### Given instruction
Set down, exactly as written, the lines from the top of the data to the line that holds "0.003, 0.002, 0];", and omit the pictures.

─── Collected data ───

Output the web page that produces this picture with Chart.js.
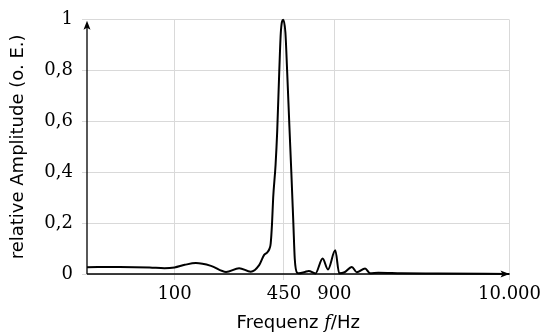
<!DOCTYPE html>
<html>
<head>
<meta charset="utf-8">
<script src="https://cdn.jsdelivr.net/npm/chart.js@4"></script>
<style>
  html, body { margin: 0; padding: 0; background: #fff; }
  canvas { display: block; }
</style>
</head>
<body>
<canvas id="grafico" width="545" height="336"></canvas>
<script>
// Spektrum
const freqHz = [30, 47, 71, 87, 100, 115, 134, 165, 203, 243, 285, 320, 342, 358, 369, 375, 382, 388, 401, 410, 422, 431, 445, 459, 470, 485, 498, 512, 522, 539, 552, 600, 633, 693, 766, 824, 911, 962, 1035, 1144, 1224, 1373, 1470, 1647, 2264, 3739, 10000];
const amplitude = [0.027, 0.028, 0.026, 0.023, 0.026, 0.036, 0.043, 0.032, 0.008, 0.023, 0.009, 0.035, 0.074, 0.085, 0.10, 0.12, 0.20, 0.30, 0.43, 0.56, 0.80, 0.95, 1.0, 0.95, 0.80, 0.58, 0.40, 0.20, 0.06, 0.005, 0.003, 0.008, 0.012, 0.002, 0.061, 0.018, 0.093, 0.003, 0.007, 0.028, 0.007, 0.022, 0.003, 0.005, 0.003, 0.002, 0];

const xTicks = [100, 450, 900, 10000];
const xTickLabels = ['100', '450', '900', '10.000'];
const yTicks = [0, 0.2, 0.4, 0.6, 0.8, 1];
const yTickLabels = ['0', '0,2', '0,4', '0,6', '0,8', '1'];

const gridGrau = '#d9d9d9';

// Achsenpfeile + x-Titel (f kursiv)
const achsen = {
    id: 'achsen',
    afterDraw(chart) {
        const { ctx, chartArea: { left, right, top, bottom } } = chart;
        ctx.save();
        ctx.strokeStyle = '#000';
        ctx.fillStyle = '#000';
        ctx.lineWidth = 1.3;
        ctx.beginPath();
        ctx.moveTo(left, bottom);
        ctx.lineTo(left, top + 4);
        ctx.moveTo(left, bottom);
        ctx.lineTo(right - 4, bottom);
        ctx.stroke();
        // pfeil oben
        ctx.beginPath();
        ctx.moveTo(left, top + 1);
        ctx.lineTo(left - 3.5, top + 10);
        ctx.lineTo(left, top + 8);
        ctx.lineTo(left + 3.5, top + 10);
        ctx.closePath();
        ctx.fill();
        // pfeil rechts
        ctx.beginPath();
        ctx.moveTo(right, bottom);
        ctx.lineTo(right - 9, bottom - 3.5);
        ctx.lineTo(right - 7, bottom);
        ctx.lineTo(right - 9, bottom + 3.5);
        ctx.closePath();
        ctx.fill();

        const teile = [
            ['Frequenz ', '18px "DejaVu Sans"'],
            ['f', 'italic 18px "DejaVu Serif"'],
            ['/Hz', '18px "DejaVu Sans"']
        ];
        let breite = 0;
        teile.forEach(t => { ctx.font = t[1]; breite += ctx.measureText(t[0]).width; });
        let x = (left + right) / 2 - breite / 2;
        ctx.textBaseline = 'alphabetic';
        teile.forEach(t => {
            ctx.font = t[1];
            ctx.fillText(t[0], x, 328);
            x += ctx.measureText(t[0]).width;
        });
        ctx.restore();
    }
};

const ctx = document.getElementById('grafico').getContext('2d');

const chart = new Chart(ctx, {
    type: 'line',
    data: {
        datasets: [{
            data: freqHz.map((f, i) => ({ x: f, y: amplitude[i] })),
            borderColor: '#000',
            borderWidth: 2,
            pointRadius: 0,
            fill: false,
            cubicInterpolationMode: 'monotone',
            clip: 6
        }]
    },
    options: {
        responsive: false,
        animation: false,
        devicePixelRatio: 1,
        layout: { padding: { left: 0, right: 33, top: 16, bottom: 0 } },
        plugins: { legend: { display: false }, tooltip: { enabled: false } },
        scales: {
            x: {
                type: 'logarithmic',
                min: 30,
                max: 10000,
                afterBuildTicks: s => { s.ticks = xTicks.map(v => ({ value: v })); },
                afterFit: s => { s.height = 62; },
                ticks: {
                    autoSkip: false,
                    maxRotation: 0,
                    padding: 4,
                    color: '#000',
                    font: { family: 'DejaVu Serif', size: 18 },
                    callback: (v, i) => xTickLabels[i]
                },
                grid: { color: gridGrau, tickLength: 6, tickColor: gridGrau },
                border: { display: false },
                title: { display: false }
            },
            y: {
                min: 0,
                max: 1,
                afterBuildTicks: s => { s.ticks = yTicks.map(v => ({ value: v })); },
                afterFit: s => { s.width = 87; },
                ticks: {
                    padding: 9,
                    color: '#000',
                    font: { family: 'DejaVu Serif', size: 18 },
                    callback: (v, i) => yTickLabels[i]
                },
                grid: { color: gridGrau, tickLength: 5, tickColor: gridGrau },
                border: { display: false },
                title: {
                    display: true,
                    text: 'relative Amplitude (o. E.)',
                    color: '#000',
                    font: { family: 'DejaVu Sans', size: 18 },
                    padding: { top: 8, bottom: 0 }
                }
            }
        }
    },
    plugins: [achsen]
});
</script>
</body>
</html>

───

### The answer
Output the web page that produces this picture with Chart.js.
<!DOCTYPE html>
<html>
<head>
<meta charset="utf-8">
<script src="https://cdn.jsdelivr.net/npm/chart.js@4"></script>
<style>
  html, body { margin: 0; padding: 0; background: #fff; }
  canvas { display: block; }
</style>
</head>
<body>
<canvas id="grafico" width="545" height="336"></canvas>
<script>
// Spektrum
const freqHz = [30, 47, 71, 87, 100, 115, 134, 165, 203, 243, 285, 320, 342, 358, 369, 375, 382, 388, 401, 410, 422, 431, 445, 459, 470, 485, 498, 512, 522, 539, 552, 600, 633, 693, 766, 824, 911, 962, 1035, 1144, 1224, 1373, 1470, 1647, 2264, 3739, 10000];
const amplitude = [0.027, 0.028, 0.026, 0.023, 0.026, 0.036, 0.043, 0.032, 0.008, 0.023, 0.009, 0.035, 0.074, 0.085, 0.10, 0.12, 0.20, 0.30, 0.43, 0.56, 0.80, 0.95, 1.0, 0.95, 0.80, 0.58, 0.40, 0.20, 0.06, 0.005, 0.003, 0.008, 0.012, 0.002, 0.061, 0.018, 0.093, 0.003, 0.007, 0.028, 0.007, 0.022, 0.003, 0.005, 0.003, 0.002, 0];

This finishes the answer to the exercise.